I am not a Christian, but I SWEAR on my sacred testicular holy cross that polyamory has brought me more blessed miracles than anything ever!
But the reason that polyamory does this for me, is that I really do NOT possess my lovers, so I have always been in the practice of telling.
There is nothing in polyamory if there aren’t the non-Biblical version of the last chapter of the world’s most popular story book: REVELATIONS.
Every single time something major changes, or something minor adjusts enough to make a difference in something, everyone should be told.
It matters too much to let it slide. And in monogamy, there may be some simple situation that it’s cool to be lazy and basic in dealing with. It only affects two people, and it’s supposed to be between only those two people, so it ostensibly is supposed to come to light sooner or later, right?
As if it’s that simple and sweet and straightforward. I haven’t been a monogamite in a long-ass time, but I know that’s not how it often happens. Because I know what happens a LOT in monogamy: an absence of revelations, discussions, confessions and communication.
And that’s why it’s weird that some people have a problem communicating openly with one person in a functional fashion of fucking and loving and such action, while some people can communicate openly with like five people and maintain enough of the trust and the magic to consistently create connections on that level of heavenly interaction. Humans are funny ass creatures, I tells you.

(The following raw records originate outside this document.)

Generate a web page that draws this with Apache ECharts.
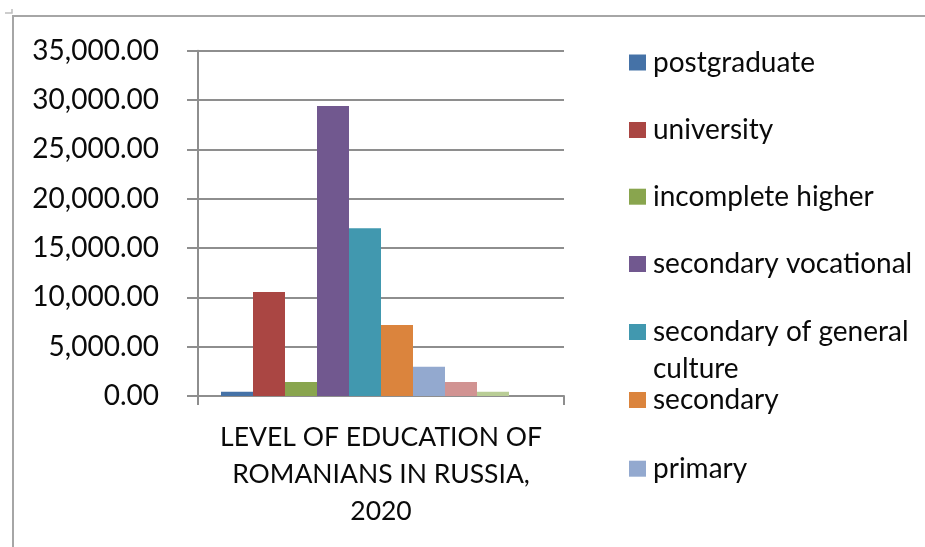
<!DOCTYPE html>
<html>
<head>
<meta charset="utf-8">
<script src="https://cdn.jsdelivr.net/npm/echarts@6/dist/echarts.min.js"></script>
<style>
  html, body { margin: 0; padding: 0; background: #ffffff; }
  #chart { width: 925px; height: 547px; }
</style>
</head>
<body>
<div id="chart"></div>
<script>
// Education levels (one series per level) for a single category
const categories = ['LEVEL OF EDUCATION OF\nROMANIANS IN RUSSIA,\n2020'];
const levelNames = [
  'postgraduate',
  'university',
  'incomplete higher',
  'secondary vocational',
  'secondary of general culture',
  'secondary',
  'primary',
  'no primary',
  'illiterate',
  'not stated'
];
const levelValues = [440, 10550, 1420, 29400, 17000, 7200, 2970, 1420, 430, 0];
const levelColors = [
  '#4572A7', '#AA4643', '#89A54E', '#71588F', '#4198AF',
  '#DB843D', '#93A9CF', '#D19392', '#B9CD96', '#A99BBD'
];
// Names listed in the legend panel
const legendNames = levelNames.slice(0, 7);
// Value axis ticks
const yMin = 0, yMax = 35000, yStep = 5000;

const FONT = 'Lato';
const TEXT = '#0a0a0a';
const LINE = '#8e8e8e';

function fmt(v) {
  return String(Math.round(v)).replace(/\B(?=(\d{3})+(?!\d))/g, ',') + '.00';
}

// Legend rows: vertical centre of each key
const legendCentres = [62.5, 130, 196.7, 264, 332, 400, 468.7];

const legends = legendNames.map((name, i) => {
  const twoLine = name === 'secondary of general culture';
  return {
    show: true,
    data: [name],
    orient: 'vertical',
    left: 629,
    // the wrapped entry keeps its key beside the first line: an empty
    // leading line centres the key on the middle (first real) line
    top: twoLine ? legendCentres[i] - 55.5 : legendCentres[i] - 15,
    padding: 0,
    itemWidth: 17,
    itemHeight: 16,
    icon: 'rect',
    selectedMode: false,
    formatter: twoLine ? '\u00a0\nsecondary of general\nculture' : '{name}',
    textStyle: {
      fontFamily: FONT,
      fontSize: 28,
      color: TEXT,
      lineHeight: twoLine ? 37 : 30,
      padding: [0, 0, 0, 2]
    }
  };
});

const chart = echarts.init(document.getElementById('chart'), null, { renderer: 'canvas' });

chart.setOption({
  backgroundColor: '#ffffff',
  animation: false,
  textStyle: { fontFamily: FONT },
  grid: { left: 198, right: 361, top: 50.7, bottom: 151, containLabel: false },
  legend: legends,
  xAxis: {
    type: 'category',
    data: categories,
    boundaryGap: true,
    axisLine: { show: true, lineStyle: { color: LINE, width: 2 } },
    axisTick: { show: true, length: 9, lineStyle: { color: LINE, width: 2 } },
    axisLabel: {
      margin: 23,
      fontFamily: FONT,
      fontSize: 26.5,
      color: TEXT,
      lineHeight: 37,
      align: 'center'
    },
    splitLine: { show: false }
  },
  yAxis: {
    type: 'value',
    min: yMin,
    max: yMax,
    interval: yStep,
    axisLine: { show: true, lineStyle: { color: LINE, width: 2 } },
    axisTick: { show: true, length: 11, lineStyle: { color: LINE, width: 2 } },
    axisLabel: {
      margin: 39,
      fontFamily: FONT,
      fontSize: 28,
      color: TEXT,
      formatter: fmt
    },
    splitLine: { show: true, lineStyle: { color: LINE, width: 2 } }
  },
  series: levelNames.map((name, i) => ({
    name: name,
    type: 'bar',
    data: [levelValues[i]],
    barGap: '0%',
    barCategoryGap: '12.57%',
    itemStyle: { color: levelColors[i] },
    emphasis: { disabled: true }
  })),
  graphic: [
    {
      type: 'polyline',
      silent: true,
      shape: { points: [[13, 547], [13, 16], [925, 16]] },
      style: { stroke: '#a6a6a6', lineWidth: 2, fill: null }
    },
    {
      type: 'polyline',
      silent: true,
      shape: { points: [[5, 13], [12, 13], [12, 9]] },
      style: { stroke: '#bdbdbd', lineWidth: 1.5, fill: null }
    }
  ]
});
</script>
</body>
</html>
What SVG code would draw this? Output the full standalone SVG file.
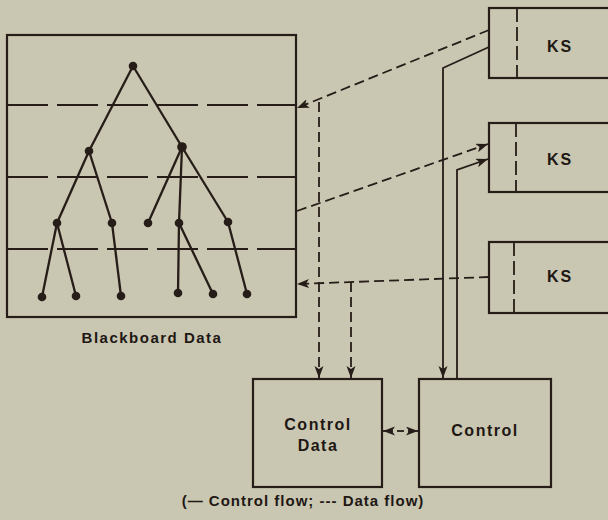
<svg xmlns="http://www.w3.org/2000/svg" width="608" height="520" viewBox="0 0 608 520">
  <style>
    .bg { fill: #c9c7b1; }
    .box { fill: none; stroke: #261c18; stroke-width: 2.2; }
    .level { fill: none; stroke: #261c18; stroke-width: 2; stroke-dasharray: 41 9; }
    .div { fill: none; stroke: #261c18; stroke-width: 1.8; stroke-dasharray: 14 5; }
    .edge { fill: none; stroke: #261c18; stroke-width: 2.3; }
    .dot { fill: #261c18; }
    .ctl { fill: none; stroke: #261c18; stroke-width: 1.8; }
    .dat { fill: none; stroke: #261c18; stroke-width: 1.8; stroke-dasharray: 10 5; }
    .lbl { font-family: "Liberation Sans", Arial, sans-serif; font-weight: bold; fill: #1e1714; text-anchor: middle; }
  </style>
  <defs>
    <marker id="arrow" markerUnits="userSpaceOnUse" markerWidth="13" markerHeight="10" refX="12" refY="4.5" orient="auto">
      <path d="M0,0 L12,4.5 L0,9 L3,4.5 z" fill="#261c18"/>
    </marker>
  </defs>

  <rect class="bg" x="0" y="0" width="608" height="520"/>

  <!-- blackboard: levels and hypothesis tree -->
  <g id="blackboard">
    <rect class="box" x="7" y="35" width="289" height="282"/>
    <line class="level" x1="7" y1="105" x2="296" y2="105"/>
    <line class="level" x1="7" y1="177" x2="296" y2="177"/>
    <line class="level" x1="7" y1="249" x2="296" y2="249"/>
    <g class="edge">
      <line x1="133" y1="66" x2="89" y2="151"/>
      <line x1="133" y1="66" x2="182" y2="147"/>
      <line x1="89" y1="151" x2="57" y2="223"/>
      <line x1="89" y1="151" x2="112" y2="223"/>
      <line x1="182" y1="147" x2="148" y2="223"/>
      <line x1="182" y1="147" x2="179" y2="223"/>
      <line x1="182" y1="147" x2="228" y2="222"/>
      <line x1="57" y1="223" x2="42" y2="297"/>
      <line x1="57" y1="223" x2="76" y2="296"/>
      <line x1="112" y1="223" x2="121" y2="296"/>
      <line x1="179" y1="223" x2="178" y2="293"/>
      <line x1="179" y1="223" x2="213" y2="294"/>
      <line x1="228" y1="222" x2="247" y2="294"/>
    </g>
    <g class="dot">
      <circle cx="133" cy="66" r="4.3"/>
      <circle cx="89" cy="151" r="4.3"/>
      <circle cx="182" cy="147" r="4.8"/>
      <circle cx="57" cy="223" r="4.3"/>
      <circle cx="112" cy="223" r="4.3"/>
      <circle cx="148" cy="223" r="4.3"/>
      <circle cx="179" cy="223" r="4.3"/>
      <circle cx="228" cy="222" r="4.3"/>
      <circle cx="42" cy="297" r="4.3"/>
      <circle cx="76" cy="296" r="4.3"/>
      <circle cx="121" cy="296" r="4.3"/>
      <circle cx="178" cy="293" r="4.3"/>
      <circle cx="213" cy="294" r="4.3"/>
      <circle cx="247" cy="294" r="4.3"/>
    </g>
    <text class="lbl" x="152" y="343" font-size="15" letter-spacing="1.5">Blackboard Data</text>
  </g>

  <!-- knowledge sources -->
  <g id="ks1">
    <rect class="box" x="489" y="8" width="130" height="70"/>
    <line class="div" x1="517" y1="8" x2="517" y2="78"/>
    <text class="lbl" x="560" y="52" font-size="16" letter-spacing="2">KS</text>
  </g>
  <g id="ks2">
    <rect class="box" x="489" y="123" width="130" height="69"/>
    <line class="div" x1="516" y1="123" x2="516" y2="192"/>
    <text class="lbl" x="560" y="165" font-size="16" letter-spacing="2">KS</text>
  </g>
  <g id="ks3">
    <rect class="box" x="489" y="242" width="130" height="71"/>
    <line class="div" x1="514" y1="242" x2="514" y2="313"/>
    <text class="lbl" x="560" y="282" font-size="16" letter-spacing="2">KS</text>
  </g>

  <!-- control data and control -->
  <g id="control-data">
    <rect class="box" x="253" y="379" width="129" height="108"/>
    <text class="lbl" x="318" y="430" font-size="16" letter-spacing="1.5">Control</text>
    <text class="lbl" x="318" y="451" font-size="16" letter-spacing="1.5">Data</text>
  </g>
  <g id="control">
    <rect class="box" x="419" y="379" width="132" height="108"/>
    <text class="lbl" x="485" y="436" font-size="16" letter-spacing="1.5">Control</text>
  </g>

  <!-- connectors -->
  <g id="connectors">
    <!-- data flow -->
    <line class="dat" x1="489" y1="30" x2="297" y2="108" marker-end="url(#arrow)"/>
    <line class="dat" x1="297" y1="211" x2="488" y2="144" marker-end="url(#arrow)"/>
    <line class="dat" x1="489" y1="277" x2="297" y2="284" marker-end="url(#arrow)"/>
    <line class="dat" x1="319" y1="102" x2="319" y2="378" marker-end="url(#arrow)"/>
    <line class="dat" x1="351" y1="282" x2="351" y2="378" marker-end="url(#arrow)"/>
    <!-- two-way data link between control data and control -->
    <line x1="393" y1="431" x2="383" y2="431" stroke="#261c18" stroke-width="1.8" marker-end="url(#arrow)"/>
    <line x1="397" y1="431" x2="404" y2="431" stroke="#261c18" stroke-width="1.8"/>
    <line x1="408" y1="431" x2="418" y2="431" stroke="#261c18" stroke-width="1.8" marker-end="url(#arrow)"/>
    <!-- control flow -->
    <polyline class="ctl" points="489,47 443,68 443,378" marker-end="url(#arrow)"/>
    <polyline class="ctl" points="457,379 457,170 488,159" marker-end="url(#arrow)"/>
  </g>

  <text class="lbl" x="303" y="506" font-size="15" letter-spacing="1">(— Control flow; --- Data flow)</text>
</svg>
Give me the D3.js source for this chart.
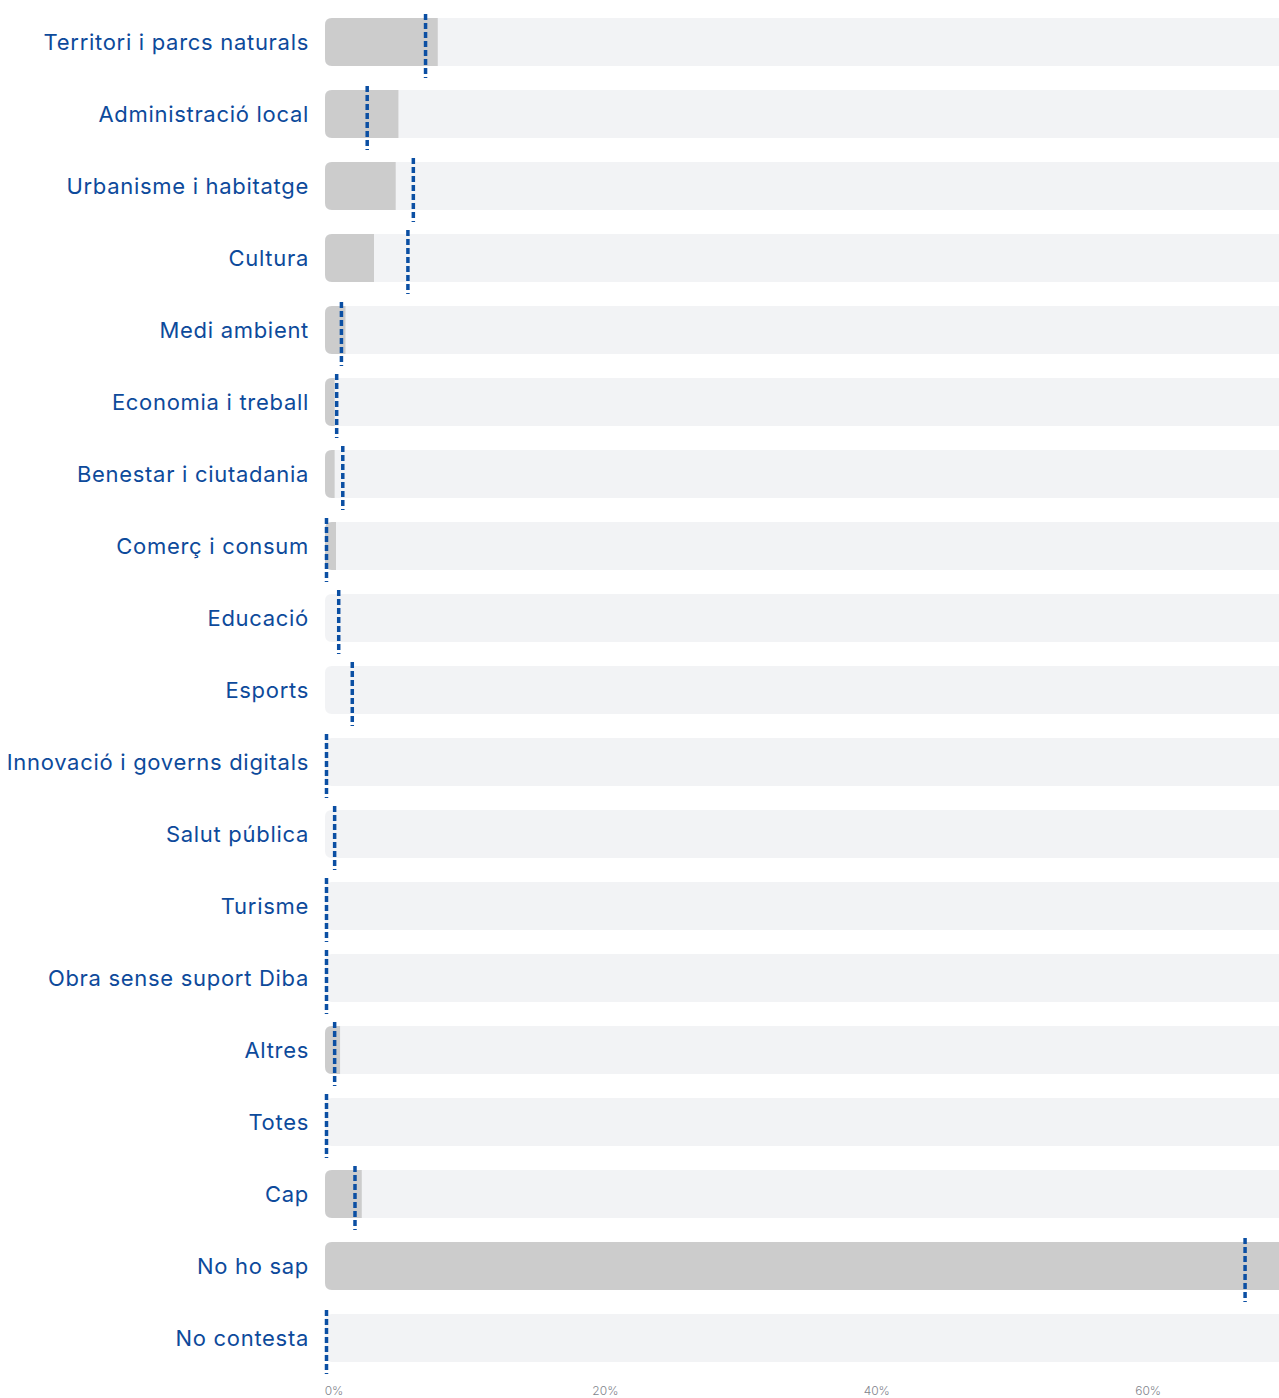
<!DOCTYPE html>
<html>
<head>
<meta charset="utf-8">
<script src="https://cdn.jsdelivr.net/npm/d3@7"></script>
<style>
  html, body { margin: 0; padding: 0; background: #ffffff; }
  svg { display: block; }
</style>
</head>
<body>
<div id="chart"></div>
<script>
const categories = [
  "Territori i parcs naturals",
  "Administració local",
  "Urbanisme i habitatge",
  "Cultura",
  "Medi ambient",
  "Economia i treball",
  "Benestar i ciutadania",
  "Comerç i consum",
  "Educació",
  "Esports",
  "Innovació i governs digitals",
  "Salut pública",
  "Turisme",
  "Obra sense suport Diba",
  "Altres",
  "Totes",
  "Cap",
  "No ho sap",
  "No contesta"
];
// grey bar values (%)
const barValues = [8.2, 5.3, 5.1, 3.5, 1.4, 0.6, 0.6, 0.7, 0, 0, 0, 0, 0, 0, 1.0, 0, 2.6, 71.5, 0];
// dotted reference marker values (%)
const markerValues = [7.3, 3.0, 6.4, 6.0, 1.1, 0.75, 1.2, 0, 0.9, 1.9, 0, 0.6, 0, 0, 0.6, 0, 2.1, 67.7, 0];
const tickValues = [0, 20, 40, 60];

const W = 1279, H = 1398;
const svg = d3.select("#chart").append("svg").attr("width", W).attr("height", H);

const x = d3.scaleLinear().domain([0, 70.2]).range([326.5, 1279]);
const y = d3.scaleBand().domain(categories).range([6, 6 + 72 * 19]).paddingInner(1/3).paddingOuter(1/6);
const bw = y.bandwidth();
const barLeft = 325;
const r = 7;

function leftRounded(x0, y0, w, h, rad) {
  const rr = Math.min(rad, w, h / 2);
  return `M${x0 + w},${y0} L${x0 + rr},${y0} Q${x0},${y0} ${x0},${y0 + rr} L${x0},${y0 + h - rr} Q${x0},${y0 + h} ${x0 + rr},${y0 + h} L${x0 + w},${y0 + h} Z`;
}

// background tracks
svg.append("g").selectAll("path").data(categories).join("path")
  .attr("d", c => leftRounded(barLeft, y(c), W - barLeft + 20, bw, r))
  .attr("fill", "#f2f3f5");

// grey value bars
svg.append("g").selectAll("path").data(categories.map((c, i) => ({c, v: barValues[i]})).filter(d => d.v > 0)).join("path")
  .attr("d", d => leftRounded(barLeft, y(d.c), Math.max(0, x(d.v) - barLeft), bw, r))
  .attr("fill", "#cccccc");

// dotted markers
svg.append("g").selectAll("line").data(categories.map((c, i) => ({c, v: markerValues[i]}))).join("line")
  .attr("x1", d => x(d.v)).attr("x2", d => x(d.v))
  .attr("y1", d => y(d.c) - 4).attr("y2", d => y(d.c) + bw + 12)
  .attr("stroke", "#0b4fa3")
  .attr("stroke-width", 3.5)
  .attr("stroke-dasharray", "6,3");

// category labels
svg.append("g").selectAll("text").data(categories).join("text")
  .attr("x", 309)
  .attr("y", c => y(c) + bw / 2)
  .attr("text-anchor", "end")
  .attr("dominant-baseline", "central")
  .attr("font-family", "Inter, 'Noto Sans', sans-serif")
  .attr("font-size", 22)
  .attr("letter-spacing", 0.7)
  .attr("fill", "#0d4a9b")
  .text(c => c);

// x axis
const axis = d3.axisBottom(x).tickValues(tickValues).tickFormat(d => d + "%").tickSize(0).tickPadding(0);
const gAxis = svg.append("g").attr("transform", "translate(0,1386)").call(axis);
gAxis.select(".domain").remove();
gAxis.selectAll("text")
  .attr("dx", 7)
  .attr("font-family", "Inter, 'Noto Sans', sans-serif")
  .attr("font-size", 12)
  .attr("font-weight", 300)
  .attr("fill", "#7f848c");
</script>
</body>
</html>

So, I was on a rendezvous recently… good times!
It was covered in awesome sauce. We have been together for about two-and-a-half years and had shifted through many phases. We’ve been good friends, great lovers, work partners, depression counselors, family supporters, and some other good stuff.
A lot of it has been kinda unspoken though, where the action and the presence does the heavy lifting of removing various obstacles to reaching Awesomeland together. She’s of a certain age, so there’s the literal opposite of any immature girl mind games or insecurity. Every day we cut to the chase and catch each other’s great spirit how we desire to connect.
The last time I was with her, I revealed to her how much I adored her support of me during a shitty ass time in my recent life, that I gushed about our relationship to a small group of people I was teaching sex education to. She was very appreciative, but she also said “I normally don’t want to know, and I trust what you do without asking what you say. But I’m glad you told me what you said about me. That’s sweet of you.”
Just like in the Bible: life is better after revelations.
But in polyamory, life is WAY better after revelations than it is in the bible, for most people (or however the story goes, LOL! I don’t know.)
Love is my religion, and Heaven happens here every time I make Love!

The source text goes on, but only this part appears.